Drawbacks: Costly Non-Preventative Care

A higher deductible means that you’ll have to pay for medical care out of pocket up to that amount before your health insurance kicks in to cover the rest. If you select a high deductible health plan and require non-preventive care due to an emergency or managing chronic illness, you’ll be required to pay your entire deductible before your plan begins to assist you. Depending on your medical demands, these charges could be significant out-of-pocket expenses that you hadn’t budgeted for. This sometimes discourages employees from getting the care that they need, which isn’t good practice in the long-term and can lead to additional medical expenses down the line.

Decision Support

The rise in popularity of High Deductible Health Plans are just one of the many reasons employers are turning to Decision Support Tools to help their employees understand their options when picking benefits plans.

Nayya, for example, identifies the correct benefits for your employees based on their health and financial profile, and creates personalized plan recommendations powered by:

  • over 3 billion consumer data points
  • a broad network of medical carrier integrations
  • and 200 million lines of claims data

This can ease the administrative burden on HR teams during times of benefits selection as they can spend less time focusing on educating and easing the concerns of employees who don’t know which type of plan best fits their needs.
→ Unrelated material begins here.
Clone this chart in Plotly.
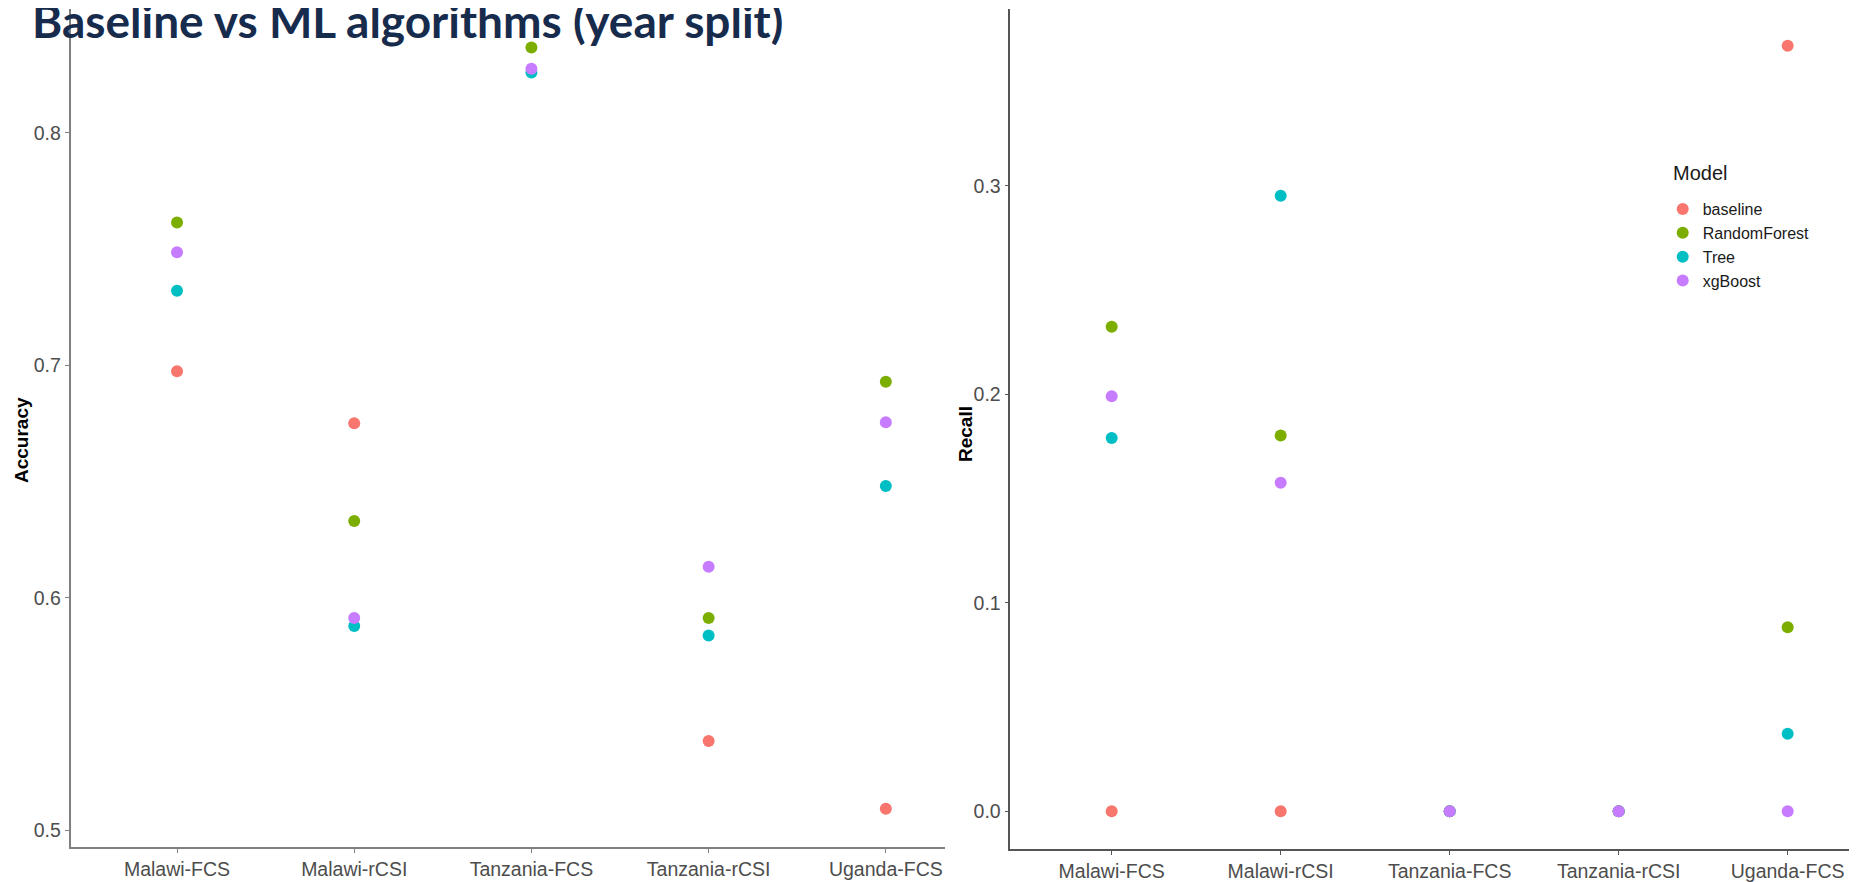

Nayya also provides a holistic dashboard of all things benefits. Think, a one stop shop for things like: insurance cards, deductible spend tracking, claims management, in-network guidance, and more. This can help employees navigate their benefits, and specifically, help users on HDHP plans see how close they are to reaching their deductible, find in network care, and more. With the increase in popularity of High Deductible Health Plans, it’s more important than ever for employees to feel confidence and security when choosing their benefits.